The working solution involves calling a different method to avoid the modifying behaviour.

Caption: the encode method no longer drains the object

public static void encode(
		ClientboundManagerLogsPacket msg, FriendlyByteBuf friendlyByteBuf
) {
	friendlyByteBuf.writeVarInt(msg.windowId());
	friendlyByteBuf.writeVarInt(msg.logsBuf.readableBytes());
	friendlyByteBuf.writeBytes(msg.logsBuf, 0, msg.logsBuf.readableBytes()); // !!!IMPORTANT!!!
	// We use this write method specifically to NOT modify the reader index.
	// The encode method may be called multiple times, so we want to ensure it is idempotent.
}

public static ClientboundManagerLogsPacket decode(FriendlyByteBuf friendlyByteBuf) {
	int windowId = friendlyByteBuf.readVarInt();

	int size = friendlyByteBuf.readVarInt(); // don't trust readableBytes
	// https://discord.com/channels/313125603924639766/1154167065519861831/1192251649398419506

	FriendlyByteBuf logsBuf = new FriendlyByteBuf(Unpooled.buffer(size));
	friendlyByteBuf.readBytes(logsBuf, size);
	return new ClientboundManagerLogsPacket(
			windowId,
			logsBuf
	);
}

Caption: SFM logs working, multiplayer gif

The additional code that encodes the length of the byte buffer technically isn't necessary since we can use the readBytes method to just read the rest of the buffer, but it's better to be explicit about our assumptions.
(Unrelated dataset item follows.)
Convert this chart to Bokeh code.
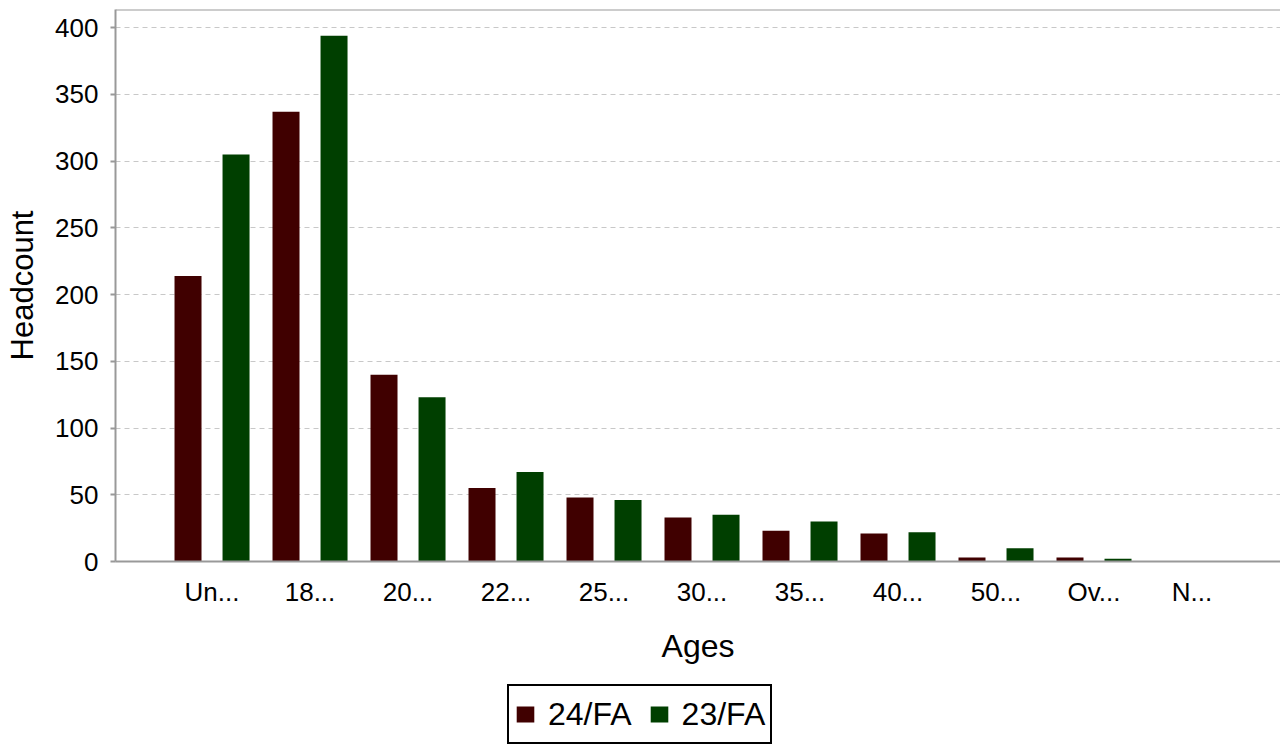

Perhaps a future change will give us a buffer that is shared between packets, expecting us to only read as much as we wrote. It is good to have some warning in place if our assumptions are violated.

At least everything works now.

Closing Remarks

Attempting to reproduce the resolution process of the bug was tricky, even with git and IntelliJ local history at my disposal. There was a behaviour I could not recreate for a gif that I wasted a lot of time trying for. 😥

Documenting the problem solving process is hard.

My life would have been easier writing this article if I had git commit'd at some key moments. Oh well.

The bug still exists in the mod, but at least now I can tell users to send me their logs.